Nouveau rappel à l'ordre. On nous menace de retenues. Nous nous calmons. Nous entrons au théâtre comme de bons garçons. Tout est bien. Jusqu'au moment où les lumières s'éteignent. La pièce commence. Nous aussi! Il n'y a rien comme l'anonymat de l'obscurité pour inspirer les cancres. Les 12 coups provoquent les premières blagues. «Paquet, va répondre!

- On dirait la jambe de bois du père économe!

- C'est Gagnon qui reçoit la fessée!»

Ça n'arrêtera pas de la première partie. Ça rigole avant les farces. Ça essaye de deviner la prochaine rime. Et ça propose toujours pipi, caca ou téton. Il y a même un avion en papier qui atterrit sur le nez de Gilles Pelletier. Les prêtres ont honte mais n'osent pas intervenir; les acteurs continuent à jouer. Patiemment.

Étonnamment, le seul qui suit la pièce, c'est moi. Normalement, j'aime bien faire le fou. Mais pas quand d'autres sont en train de le faire. Et avec autant de talent. Je ne parle pas de mes confrères de classe. Je parle des acteurs. C'est eux qui font le show. Et le leur est bien meilleur que le nôtre. Avant l'entracte, une bombe d'eau, lancée du balcon, atterrit devant Roxane. C'est trop. Un acteur lance: «Vous n'êtes jamais sortis de votre Collège?»

Et tout le monde répond: «Jamais!»

Voilà le problème. Ils auraient pu nous asseoir dans un théâtre et laisser le rideau fermé, nous étions déjà satisfaits. Pour nous, l'activité, c'était d'être ailleurs. C'est tout. Il ne fallait pas nous demander de nous concentrer en plus et d'écouter des alexandrins!
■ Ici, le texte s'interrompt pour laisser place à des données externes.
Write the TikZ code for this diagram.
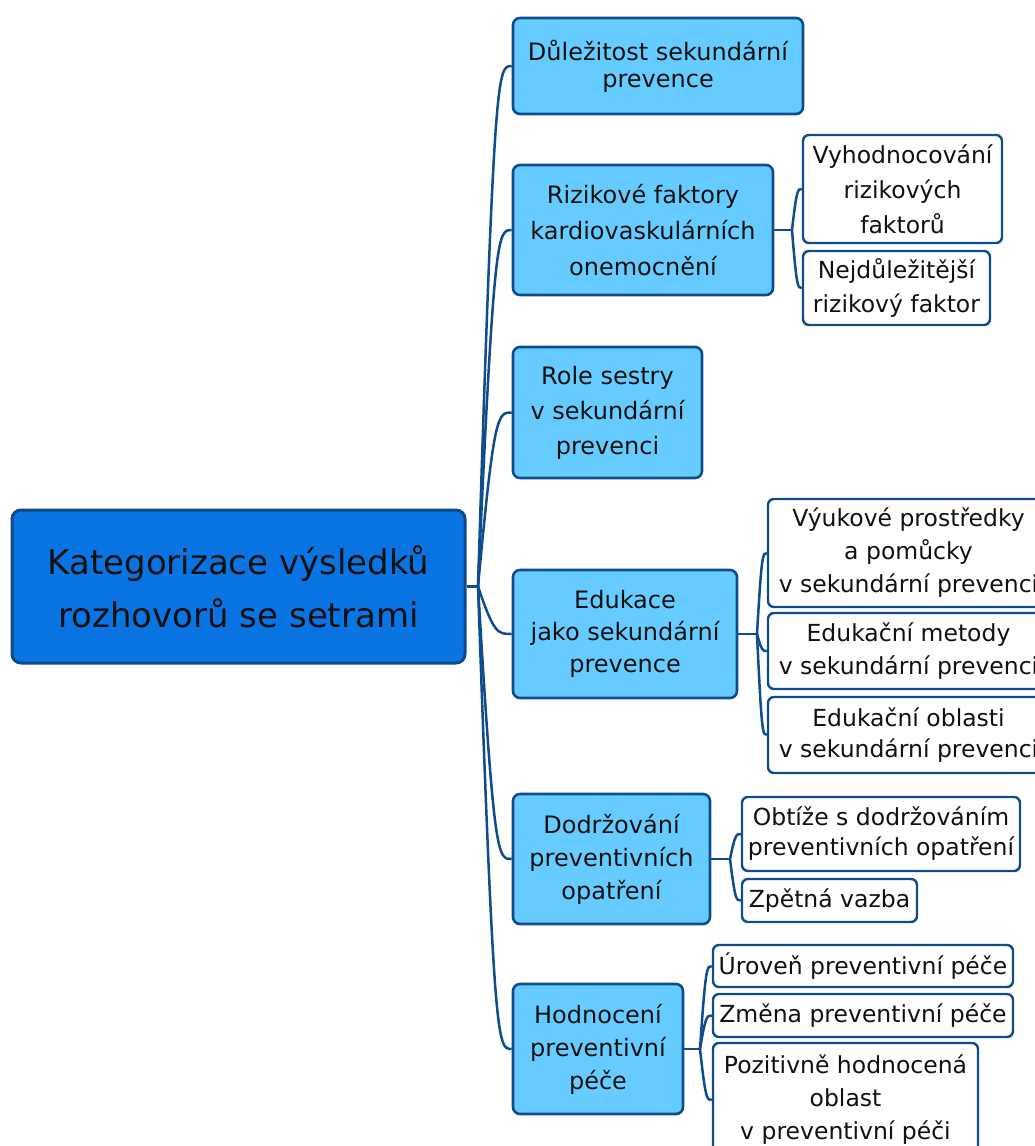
\documentclass[tikz,border=0pt]{standalone}
\usepackage{fontspec}
\setmainfont{DejaVu Sans}
\usetikzlibrary{calc}
\definecolor{rootfill}{HTML}{0A74E2}
\definecolor{rootline}{HTML}{0E4A8A}
\definecolor{lonefill}{HTML}{66CCFF}
\definecolor{edgeblue}{HTML}{0F4C8C}
\definecolor{txt}{HTML}{111111}
\tikzset{
  rootbox/.style={draw=rootline, line width=3pt, fill=rootfill, rounded corners=9pt, inner sep=0pt, align=center, text=txt, font=\fontsize{34}{53}\selectfont},
  onebox/.style={draw=edgeblue, line width=2.6pt, fill=lonefill, rounded corners=7pt, inner sep=0pt, align=center, text=txt, font=\fontsize{24}{34}\selectfont},
  twobox/.style={draw=edgeblue, line width=2.4pt, fill=white, rounded corners=6pt, inner sep=0pt, align=center, text=txt, font=\fontsize{23.5}{33}\selectfont},
  link/.style={draw=edgeblue, line width=2.5pt},
}
\newcommand\mmlink[2]{\draw[link] (#1) .. controls ($(#1|-#2.west)!0.48!(#2.west)$) and ($(#1|-#2.west)!0.58!(#2.west)$) .. (#2.west);}
\begin{document}
\begin{tikzpicture}[x=1pt,y=-1pt]
\useasboundingbox (0,0) rectangle (1035,1146);
% root
\node[rootbox, minimum width=453, minimum height=153] (root) at (238.5,586.5) {Kategorizace výsledků\\rozhovorů se setrami};
% level 1
\node[onebox, minimum width=290, minimum height=96, font=\fontsize{24}{27}\selectfont] (A) at (658,66) {Důležitost sekundární\\prevence};
\node[onebox, minimum width=260, minimum height=130, font=\fontsize{24}{36}\selectfont] (B) at (643,230) {Rizikové faktory\\kardiovaskulárních\\onemocnění};
\node[onebox, minimum width=189, minimum height=131, font=\fontsize{24}{35}\selectfont] (C) at (607.5,412.5) {Role sestry\\v sekundární\\prevenci};
\node[onebox, minimum width=224, minimum height=128, font=\fontsize{24}{32}\selectfont] (D) at (625,634) {Edukace\\jako sekundární\\prevence};
\node[onebox, minimum width=197, minimum height=130, font=\fontsize{24}{33}\selectfont] (E) at (611.5,859) {Dodržování\\preventivních\\opatření};
\node[onebox, minimum width=170, minimum height=130, font=\fontsize{24}{33}\selectfont] (F) at (598,1049) {Hodnocení\\preventivní\\péče};
% level 2
\node[twobox, minimum width=199, minimum height=108, font=\fontsize{23.5}{35}\selectfont] (B1) at (902.5,189) {Vyhodnocování\\rizikových\\faktorů};
\node[twobox, minimum width=187, minimum height=74, font=\fontsize{23.5}{34}\selectfont] (B2) at (896.5,288) {Nejdůležitější\\rizikový faktor};
\node[twobox, minimum width=281, minimum height=108] (D1) at (908.5,553) {Výukové prostředky\\a pomůcky\\v sekundární prevenci};
\node[twobox, minimum width=281, minimum height=76] (D2) at (908.5,651) {Edukační metody\\v sekundární prevenci};
\node[twobox, minimum width=281, minimum height=76, font=\fontsize{23.5}{31}\selectfont] (D3) at (908.5,735) {Edukační oblasti\\v sekundární prevenci};
\node[twobox, minimum width=278, minimum height=74, font=\fontsize{23.5}{30}\selectfont] (E1) at (881,834) {Obtíže s dodržováním\\preventivních opatření};
\node[twobox, minimum width=175, minimum height=43] (E2) at (829.5,900.5) {Zpětná vazba};
\node[twobox, minimum width=300, minimum height=42] (F1) at (863,966) {Úroveň preventivní péče};
\node[twobox, minimum width=300, minimum height=43] (F2) at (863,1015.5) {Změna preventivní péče};
\node[twobox, minimum width=265, minimum height=114] (F3) at (845.5,1100) {Pozitivně hodnocená\\oblast\\v preventivní péči};
% trunk
\coordinate (t) at (478,586.5);
\draw[link] (root.east) -- (t);
\mmlink{t}{A}
\mmlink{t}{B}
\mmlink{t}{C}
\mmlink{t}{D}
\mmlink{t}{E}
\mmlink{t}{F}
% branch B
\coordinate (tb) at (792,230);
\draw[link] (B.east) -- (tb);
\mmlink{tb}{B1}
\mmlink{tb}{B2}
% branch D
\coordinate (td) at (757,634);
\draw[link] (D.east) -- (td);
\mmlink{td}{D1}
\mmlink{td}{D2}
\mmlink{td}{D3}
% branch E
\coordinate (te) at (730,859);
\draw[link] (E.east) -- (te);
\mmlink{te}{E1}
\mmlink{te}{E2}
% branch F
\coordinate (tf) at (700,1049);
\draw[link] (F.east) -- (tf);
\mmlink{tf}{F1}
\mmlink{tf}{F2}
\mmlink{tf}{F3}
\end{tikzpicture}
\end{document}
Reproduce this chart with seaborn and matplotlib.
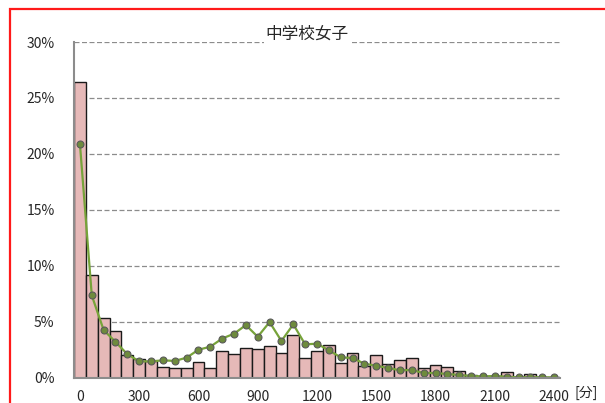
import matplotlib
matplotlib.use("Agg")
import matplotlib.pyplot as plt
import matplotlib.patches as mpatches
import numpy as np
import pandas as pd
import seaborn as sns

# minutes per bin (0, 60, ..., 2400)
minutes = list(range(0, 2401, 60))

# share of students per bin (%) - bars
bar_pct = [26.4, 9.2, 5.36, 4.14, 2.05, 1.67, 1.5, 0.98, 0.9, 0.9,
           1.4, 0.9, 2.38, 2.1, 2.68, 2.6, 2.83, 2.17, 3.8, 1.73,
           2.38, 2.92, 1.34, 2.18, 1.04, 2.0, 1.19, 1.55, 1.73, 0.83,
           1.1, 0.93, 0.6, 0.2, 0.15, 0.18, 0.48, 0.1, 0.36, 0.05, 0.03]

# comparison line (%)
line_pct = [20.9, 7.35, 4.26, 3.2, 2.1, 1.46, 1.46, 1.55, 1.5, 1.79,
            2.5, 2.77, 3.5, 3.93, 4.7, 3.66, 4.97, 3.28, 4.77, 2.98,
            3.04, 2.45, 1.82, 1.76, 1.25, 1.07, 0.87, 0.66, 0.69, 0.42,
            0.42, 0.33, 0.24, 0.15, 0.12, 0.15, 0.09, 0.03, 0.06, 0.03, 0.03]

title = "中学校女子"
unit_label = "[分]"

sns.set_style("white")
plt.rcParams["font.family"] = ["Noto Sans CJK JP", "DejaVu Sans"]

df = pd.DataFrame({"pos": np.arange(len(minutes)), "bar": bar_pct, "line": line_pct})

fig = plt.figure(figsize=(6.05, 4.03), dpi=100)
ax = fig.add_axes([74 / 605, 1 - 377.7 / 403, (560 - 74) / 605, (377.7 - 42) / 403])

sns.barplot(data=df, x="pos", y="bar", color="#E6B9B8", saturation=1,
            width=1.0, edgecolor="#1a1a1a", linewidth=1.0, ax=ax, zorder=2)
sns.lineplot(data=df, x="pos", y="line", color="#77A33A", linewidth=1.6,
             marker="o", markersize=5, markerfacecolor="#6E8B3D",
             markeredgecolor="#5a5a5a", markeredgewidth=0.8, ax=ax, zorder=3)

ax.set_xlim(-0.5, len(minutes) - 0.5)
ax.set_ylim(0, 30)
ax.set_yticks(np.arange(0, 31, 5))
ax.set_yticklabels([f"{v}%" for v in range(0, 31, 5)], fontsize=10)
ax.set_xticks(np.arange(0, len(minutes), 5))
ax.set_xticklabels([str(m) for m in minutes[::5]], fontsize=10)
ax.set_xticks(np.arange(-0.5, len(minutes), 1), minor=True)
ax.tick_params(axis="x", which="major", length=0, pad=9)
ax.tick_params(axis="x", which="minor", length=4, color="#8c8c8c", width=1.2, direction="out")
ax.tick_params(axis="y", length=5, color="#8c8c8c", width=1.2, direction="out", pad=9)
ax.set_xlabel("")
ax.set_ylabel("")

for v in range(5, 31, 5):
    ax.axhline(v, color="#8c8c8c", linestyle=(0, (4, 2)), linewidth=0.9, zorder=1)

for s in ["top", "right"]:
    ax.spines[s].set_visible(False)
for s in ["left", "bottom"]:
    ax.spines[s].set_color("#8c8c8c")
    ax.spines[s].set_linewidth(1.5)
    ax.spines[s].set_zorder(4)

fig.text(307 / 605, 1 - 34 / 403, title, ha="center", va="center", fontsize=12,
         bbox=dict(facecolor="white", edgecolor="none", pad=1))
fig.text(574 / 605, 1 - 393 / 403, unit_label, ha="left", va="center", fontsize=10)

border = mpatches.Rectangle((10 / 605, -0.02), 1.0, 1 - 9 / 403 + 0.02,
                            transform=fig.transFigure, fill=False,
                            edgecolor="#ff1a1a", linewidth=1.6)
fig.patches.append(border)

fig.savefig("out.png", dpi=100)
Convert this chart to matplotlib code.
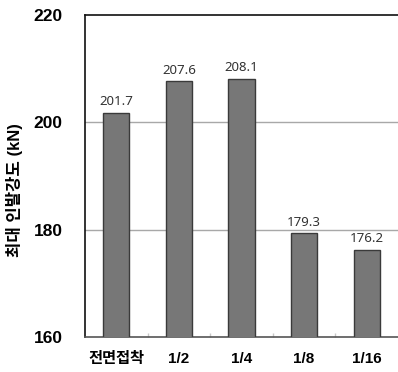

Les sulpiciens sont allés présenter leurs excuses à la troupe. Et nous sommes remontés dans les autobus avant que la deuxième partie ne commence. Je ne saurai jamais si la belle Roxane finit avec Christian, le comte de Guiche ou Cyrano.

C'était notre première sortie de classe. Ce fut la dernière. Annulés, le musée et le concert.

Voilà pourquoi fut créée, bien des années plus tard, la semaine de relâche. Les directions d'école ne sont pas folles: pour faire passer le mois de mars, le mois de boue, mieux vaut renvoyer les enfants à la maison.

Et puis, amis parents, ça s'est bien passé?